Twenty-six large unstretched canvases marched around the walls of the C.S.A.'s cavernous white centre gallery. Suspended in that billowing void, they orchestrated the space in a way that is seldom seen. By contrast a further twenty-four brilliantly-coloured works-on-paper - the most direct and spontaneous jottings from a trip to Provence in 1975 - glowed upon the brown, halogen-lit hessian walls of the print room.
Across the city at the Brooke/Gifford Gallery yet another twenty large works and thirteen smaller ones crowded the available space in a further pageant of colour and paint. Four works at this gallery, executed in thin paint on hardboard and dating from an Australian trip in 1967, gave, when added to the Provence pieces, an ad hoc retrospective touch to shows predominantly concerned with recent work. It was a welcome and enjoyable 'extra'; for those works refreshed one's recollection of the earlier Trusttum and provided, for the hunter of connections, rewarding avenues of investigation.
For instance the nervously energetic calligraphic markings, the embroidery of lines, dots and dashes which we find in the 1967 works are restored in the most recent examples. And the line - reminiscent of Paul Klee's oil paint transfer drawing line - which is so widely employed in the new pieces can be recognised in those works of a decade earlier.
The recent works come as a new and welcome assertion of an individual vision. After a return to the figurative image following his first trip to Europe in 1967, Trusttum appears to have been struggling to digest the gargantuan meal of sensations experienced at the time. That struggle has produced individual works of great merit, but the impression one continually had was that it was a groping and tentative movement out of the woods of eclecticism. The works produced seemed to be exercises - successful enough to be sure, but exercises all the same. These exhibitions reveal him as having clearly regained his own path. The connections back to the opening years of the 'seventies are unmistakable: but equally unmistakable is the break in continuous development. Smallnesses of handling have made way for monumentality, delicacy for a certain brutality, richness of imagery for comparative austerity - indeed in some cases the images are a little too spare and the treatment a little too dry for my taste.

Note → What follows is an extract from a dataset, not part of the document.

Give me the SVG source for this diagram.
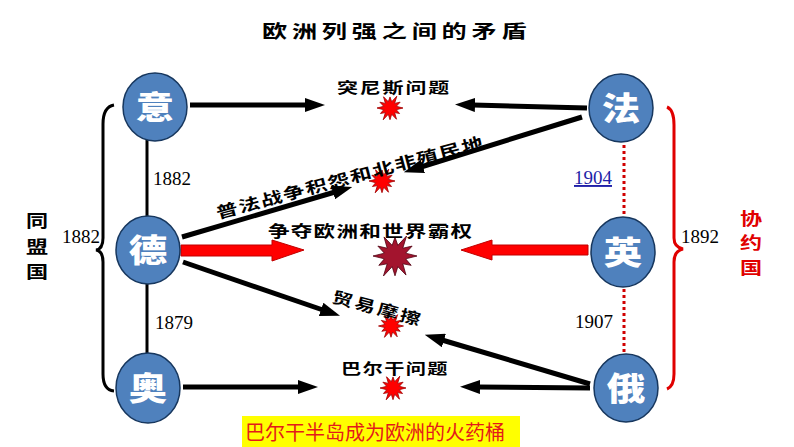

Trusttum, it seems now in retrospect, has used the European experience to enable him to set aside what he must have felt was an uncomfortably, and somewhat conventionally beautiful imagery. In only certain of the recent works has he provided a wholly consummate alternative: but in all he has clearly woven the basis for a tapestry of forms, symbols, scribblings and scrawlings - covert references to the privacy of his own secluded environment - which offer the potential for yet greater richness, complexity and delight.